The reaction from mainstream media and political establishment was immediate and ruthless, and the action was repelled within hours, the figure responsible once stubbornly treading into sunlight now making a Nixonesque retreat by renouncing and resigning his positions. Days after, the chairman of the Afro-Swedish Legue - an organization quite sadly described by artist Makode Linde as "one I learned about through some kind of anti-free speech lawsuit" - defended the censorship under the Newspeakian pretext of "discussion" and denounced arguments against this suppression as naturally derived from inborn, racial qualities. If that is what you seriously think, sir, then you are a fool and a racist. Quite reassuring once you say it, refreshing even, but again I mostly draw horror from the passages in fiction when the plot did actually solve itself, when a worse resolution was conceivable. (Which is why I now like George R. R. Martin, when it usually doesn't.) The efforts to stem the seemingly relentless tide of Tintin will not end in even the freer societies, though they will be naturally unsuccessful for as long as the books remain read and admired by the hundreds of millions who constitute the naturally silent, now unusually loud and usually decisive majority.
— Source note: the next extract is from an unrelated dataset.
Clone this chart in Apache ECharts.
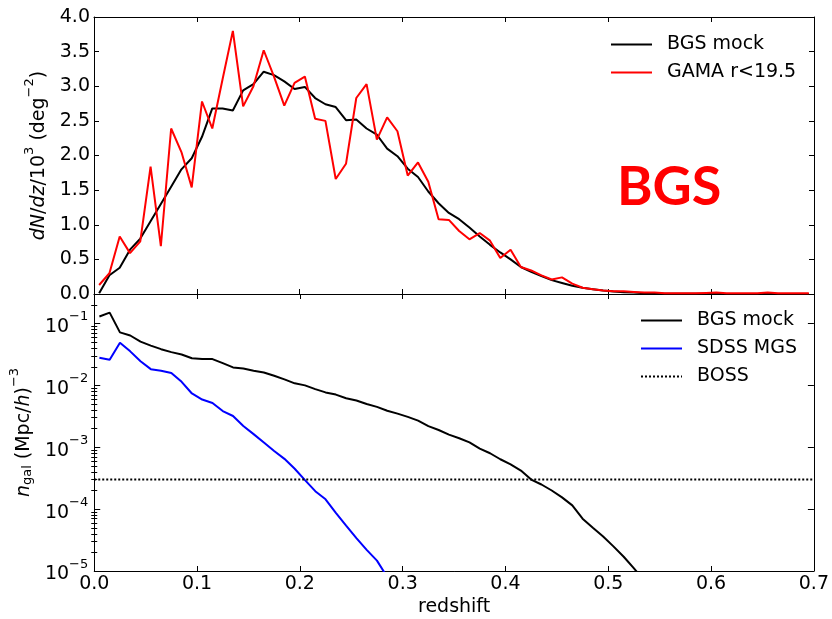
<!DOCTYPE html>
<html>
<head>
<meta charset="utf-8">
<script src="https://cdn.jsdelivr.net/npm/echarts@6/dist/echarts.min.js"></script>
<style>
html,body{margin:0;padding:0;background:#fff;}
#chart{width:832px;height:619px;}
</style>
</head>
<body>
<div id="chart"></div>
<script>
// ---- data ----
const redshift = [
  0.005,0.015,0.025,0.035,0.045,0.055,0.065,0.075,0.085,0.095,
  0.105,0.115,0.125,0.135,0.145,0.155,0.165,0.175,0.185,0.195,
  0.205,0.215,0.225,0.235,0.245,0.255,0.265,0.275,0.285,0.295,
  0.305,0.315,0.325,0.335,0.345,0.355,0.365,0.375,0.385,0.395,
  0.405,0.415,0.425,0.435,0.445,0.455,0.465,0.475,0.485,0.495,
  0.505,0.515,0.525,0.535,0.545,0.555,0.565,0.575,0.585,0.595,
  0.605,0.615,0.625,0.635,0.645,0.655,0.665,0.675,0.685,0.695
];
// dN/dz / 10^3 (deg^-2)
const dndzBgsMock = [
  0.01,0.27,0.38,0.64,0.80,1.05,1.30,1.55,1.80,1.96,
  2.27,2.68,2.68,2.65,2.94,3.03,3.21,3.16,3.07,2.96,
  2.99,2.83,2.74,2.70,2.51,2.52,2.39,2.30,2.10,1.99,
  1.81,1.69,1.48,1.31,1.17,1.08,0.96,0.83,0.71,0.60,
  0.50,0.39,0.32,0.26,0.20,0.16,0.12,0.09,0.07,0.05,
  0.035,0.025,0.02,0.01,0.008,0.005,0.004,0.003,0.002,0.002,
  0.001,0.001,0.001,0.001,0,0,0,0,0,0
];
const dndzGama = [
  0.13,0.30,0.83,0.59,0.76,1.84,0.69,2.39,2.05,1.54,
  2.78,2.39,3.10,3.80,2.71,3.00,3.52,3.14,2.72,3.05,
  3.14,2.53,2.50,1.66,1.88,2.83,3.03,2.23,2.55,2.35,
  1.71,1.90,1.62,1.08,1.07,0.91,0.79,0.88,0.77,0.52,
  0.64,0.39,0.34,0.27,0.21,0.24,0.15,0.09,0.07,0.05,
  0.04,0.04,0.03,0.02,0.02,0.01,0.01,0.01,0.01,0.015,
  0.02,0.01,0.01,0.01,0.01,0.02,0.01,0.01,0.01,0.01
];
// n_gal (Mpc/h)^-3
const ngalBgsMock = [
  0.130,0.150,0.072,0.064,0.051,0.044,0.0385,0.0345,0.0316,0.0275,
  0.0266,0.0266,0.0229,0.0195,0.0188,0.0173,0.0162,0.0143,0.0125,0.0108,
  0.0100,0.0087,0.0077,0.0071,0.0062,0.0057,0.0050,0.0045,0.0039,0.0035,
  0.0031,0.0027,0.0022,0.0019,0.0016,0.0014,0.0012,0.00095,0.00080,0.00064,
  0.00053,0.00042,0.00030,0.00025,0.00020,0.000155,0.000115,0.00007,0.00005,0.000036,
  0.000025,0.000017,0.000011,0.000007
];
const ngalSdssMgs = [
  0.028,0.026,0.049,0.0355,0.0245,0.0183,0.0173,0.0159,0.0114,0.0074,
  0.0059,0.0052,0.00385,0.0032,0.0022,0.00163,0.00119,0.00087,0.00065,0.00045,
  0.000295,0.000195,0.000144,0.000087,0.000054,0.000034,0.000022,0.0000147,0.000008
];
const bossDensity = 3e-4;
const bossRange = [0.0, 0.7];
const topLegend = ['BGS mock', 'GAMA r<19.5'];
const bottomLegend = ['BGS mock', 'SDSS MGS', 'BOSS'];
const logMajorTicks = [1e-5, 1e-4, 1e-3, 1e-2, 1e-1];
const xTickLabels = ['0.0','0.1','0.2','0.3','0.4','0.5','0.6','0.7'];

// ---- chart ----
const FONT = 'DejaVu Sans';
const FS = 19;
function pairs(xs, ys) { return ys.map((y, i) => [xs[i], y]); }
const logMinor = [];
for (let e = -5; e <= -1; e++) for (let k = 2; k <= 9; k++) { const v = k * Math.pow(10, e); if (v < 0.3) logMinor.push(+v.toPrecision(3)); }

const axisLine = { show: true, onZero: false, lineStyle: { color: '#000', width: 1 } };
function mkX(grid, pos, labels, name) {
  return {
    type: 'value', gridIndex: grid, position: pos, min: 0, max: 0.7, interval: 0.1,
    axisLine: axisLine,
    axisTick: { show: true, inside: true, length: 5, lineStyle: { color: '#000' } },
    axisLabel: { show: labels, margin: 4, fontFamily: FONT, fontSize: FS, color: '#000',
      formatter: v => xTickLabels[Math.round(v * 10)] },
    splitLine: { show: false },
    name: name || '', nameLocation: 'middle', nameGap: 27,
    nameTextStyle: { fontFamily: FONT, fontSize: FS, color: '#000' }
  };
}
const richSup = {
  t: { fontFamily: FONT, fontSize: FS, lineHeight: 26, verticalAlign: 'bottom', color: '#000' },
  i: { fontFamily: FONT, fontSize: FS, fontStyle: 'italic', lineHeight: 26, verticalAlign: 'bottom', color: '#000' },
  s: { fontFamily: FONT, fontSize: 13, lineHeight: 12, verticalAlign: 'top', color: '#000' },
  u: { fontFamily: FONT, fontSize: 13, lineHeight: 12, verticalAlign: 'bottom', color: '#000' }
};
const legendBase = {
  orient: 'vertical', padding: 0, itemWidth: 41, itemHeight: 14, itemGap: 9,
  itemStyle: { opacity: 0 },
  textStyle: { fontFamily: FONT, fontSize: FS, color: '#000', padding: [0, 0, 0, 10] }
};

const chart = echarts.init(document.getElementById('chart'), null, { renderer: 'canvas' });
chart.setOption({
  animation: false,
  backgroundColor: '#fff',
  grid: [
    { left: 94, right: 18, top: 17, height: 277 },
    { left: 94, right: 18, top: 294, height: 277 }
  ],
  xAxis: [
    mkX(0, 'bottom', false),
    mkX(0, 'top', false),
    mkX(1, 'bottom', true, 'redshift'),
    mkX(1, 'top', false)
  ],
  yAxis: [
    { type: 'value', gridIndex: 0, position: 'left', min: 0, max: 4, interval: 0.5,
      axisLine: axisLine,
      axisTick: { show: true, inside: true, length: 5, lineStyle: { color: '#000' } },
      axisLabel: { margin: 4, fontFamily: FONT, fontSize: FS, color: '#000', formatter: v => v.toFixed(1) },
      splitLine: { show: false },
      name: '{i|dN}{t|/}{i|dz}{t|/10}{s|3}{t| (deg}{s|−2}{t|)}',
      nameLocation: 'middle', nameGap: 38,
      nameTextStyle: { fontFamily: FONT, fontSize: FS, color: '#000', rich: richSup } },
    { type: 'value', gridIndex: 0, position: 'right', min: 0, max: 4, interval: 0.5,
      axisLine: axisLine,
      axisTick: { show: true, inside: true, length: 5, lineStyle: { color: '#000' } },
      axisLabel: { show: false }, splitLine: { show: false } },
    { type: 'log', logBase: 10, gridIndex: 1, position: 'left', min: 1e-5, max: 0.3,
      axisLine: axisLine,
      axisTick: { show: true, inside: true, length: 6, customValues: logMajorTicks, lineStyle: { color: '#000' } },
      axisLabel: { margin: 6, customValues: logMajorTicks, color: '#000',
        formatter: v => '{t|10}{s|−' + Math.abs(Math.round(Math.log10(v))) + '}', rich: richSup },
      splitLine: { show: false },
      name: '{i|n}{u|gal}{t| (Mpc/}{i|h}{t|)}{s|−3}',
      nameLocation: 'middle', nameGap: 58,
      nameTextStyle: { fontFamily: FONT, fontSize: FS, color: '#000', rich: richSup } },
    { type: 'log', logBase: 10, gridIndex: 1, position: 'right', min: 1e-5, max: 0.3,
      axisLine: axisLine,
      axisTick: { show: true, inside: true, length: 6, customValues: logMajorTicks, lineStyle: { color: '#000' } },
      axisLabel: { show: false }, splitLine: { show: false } },
    { type: 'log', logBase: 10, gridIndex: 1, position: 'left', min: 1e-5, max: 0.3,
      axisLine: { show: false },
      axisTick: { show: true, inside: true, length: 3, customValues: logMinor, lineStyle: { color: '#000' } },
      axisLabel: { show: false }, splitLine: { show: false } },
    { type: 'log', logBase: 10, gridIndex: 1, position: 'right', min: 1e-5, max: 0.3,
      axisLine: { show: false },
      axisTick: { show: true, inside: true, length: 3, customValues: logMinor, lineStyle: { color: '#000' } },
      axisLabel: { show: false }, splitLine: { show: false } }
  ],
  legend: [
    Object.assign({ data: topLegend, left: 610, top: 35 }, legendBase),
    Object.assign({ data: bottomLegend, left: 640, top: 311 }, legendBase)
  ],
  graphic: [
    { type: 'text', left: 617, top: 161, z: 100,
      style: { text: 'BGS', fill: '#ff0000', fontFamily: 'Lato', fontWeight: 'bold', fontSize: 54 } }
  ],
  series: [
    { name: 'BGS mock', type: 'line', xAxisIndex: 0, yAxisIndex: 0, symbol: 'none',
      data: pairs(redshift, dndzBgsMock), lineStyle: { color: '#000', width: 2 }, itemStyle: { color: '#000' } },
    { name: 'GAMA r<19.5', type: 'line', xAxisIndex: 0, yAxisIndex: 0, symbol: 'none',
      data: pairs(redshift, dndzGama), lineStyle: { color: '#ff0000', width: 2 }, itemStyle: { color: '#ff0000' } },
    { name: 'BGS mock', type: 'line', xAxisIndex: 2, yAxisIndex: 2, symbol: 'none', clip: true,
      data: pairs(redshift, ngalBgsMock), lineStyle: { color: '#000', width: 2 }, itemStyle: { color: '#000' } },
    { name: 'SDSS MGS', type: 'line', xAxisIndex: 2, yAxisIndex: 2, symbol: 'none', clip: true,
      data: pairs(redshift, ngalSdssMgs), lineStyle: { color: '#0000ff', width: 2 }, itemStyle: { color: '#0000ff' } },
    { name: 'BOSS', type: 'line', xAxisIndex: 2, yAxisIndex: 2, symbol: 'none', clip: true,
      data: bossRange.map(z => [z, bossDensity]), lineStyle: { color: '#000', width: 2, type: 'dotted' }, itemStyle: { color: '#000' } }
  ]
});
</script>
</body>
</html>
Now, only a week ago, newspaper stands virtually exploded with the grim message that Kalle Ankas Jul ("Christmas with Donald Duck") is for the first time since... well, my blogging lifetime, to see a major change, and I don't mean the late, rather insigificant previews for upcoming 3D high-definition titles (Hansel and Gretel now in motion capture animation - none of the actors were harmed by climbing into the plastic makeshift stove for the epic final battle), but of the first and prime of the many, under ordinary circumstances, irreproachable subjects. From six days and into an unforseeable (but not unchangable, I would remind you) future, three characters will be omitted from Santa's unforgettable workshop, and hence the sight of about half the Swedish people. If not pre-announced, it would still have been duly noted, with the most discussed one being long since as lodged in the public memory as the chessboard paint - which is, by the way, entirely unscientific. Blasphemy! Magic! It is the black doll, so merrily rushing down the helter skelter to self-reliantly stomp her behind on the "approved" stamp, expose it to the audience and then roll along who, apparently, may now be noted only in "hindsight". Fortunately we have, as the Chinese discovered long ago, YouTube to deliver even after a purge dangerously insulting and propagandistic characters and moments such as these.

This sudden, unprovoked and deeply partial and cowardly act has been defended by Swedish branch of the Disney Corporation as they "do not alter the plot in a significant way". And, being their property, I cannot condemn the act as illegal. But I can, knowing this will only hurt the bulk of every party involved, display my disgust and loud-mouthed intemperance. This is wrong.



We didn't have time to say Goodbyes - but thanks to the technology by which I write this editorial, I may now look back at the figure you were and always will be to me  = )

Asides from the black doll, the preceding "blonde Aryan curls" meets "American housewife in the making" doll will also be omitted. Paradoxically, the three ranks of Nazi dichotomia for the future Greater German Reich seems equally represented (superior slaves, inferior slaves and corpses) as the third one too controversial for today's audiences was, not entirely unsurprising, the old wooden male, bearded and pointy-nosed with hence (is there such a thing?) stereotypically Jewish features gently muddling along in a wooden wheelchair-looking apparatus, shoving his hands forth as if to take something (or give it away), large puzzled eyes looming as if at some danger ahead.

Of course, the great sack, purposedly an inconvenient metaphor for the Holocaust. Let's cut it out altogether, and Santa's midget-demeaning helpers (or, as has already been suggested, are they not child labourers? Are we not "progressed" enough to "leave" that "behind" us?). And the sexual inequality amongst the workshop's employees, and the animal cruelty against the reindeer, and Santa's uninspiring bodily shapes, his hooting, so uncomfortable (well, try it in a social environement and within shortly, people will start react different from you in this moment), or just stick to the way things have been before lesser writers dared to interfere with works of their superior equals. It's bad enough that fewer and fewer Tolkiens and Disneys seem to be born, and I for one sould not waste a moment of distaste on his wonderful productions if a disgraceful membership card from the American Nazi Party could be unearthed. The artistic work is the only merit of an artist, and if he was the most bloated bigot and racist to ever have an Oscar (he left a world which had placed 22 on his shelf) and whatever his beliefs on politics, the value of his fellow man and the price of individual dignity, I can see a lot to sympathy with when I look back on the unscathed works that man left behind after too short an existence in my service.

Censorship - May not alter the plot of mankind in any significant way.

Just make sure somebody knows how his legacy was before the minds of opposition - in this regard a very vile, wicked thing - saw fit to introduce the old, rusty scissors of fear. People of fear tend to do a lot of stupid things - yes, I have been re-indulging myself in Harry Potter and the wisdoms of Remus Lupin - there's an idol for those of you who think Dumbledore's too much a vile schemer with a long, crooked nose. Unfit for the children of today, mayhaps? Unfit for the children of tomorrow? How are we to know?

I will still demand an answer from the Disney Corporation, and from the people who were barely alive when scenes as everlasting and decent as these were still actually made, and waiting to be made. The sound will call, for it is just and widely appreciated; Cui Bono? To whose benefit?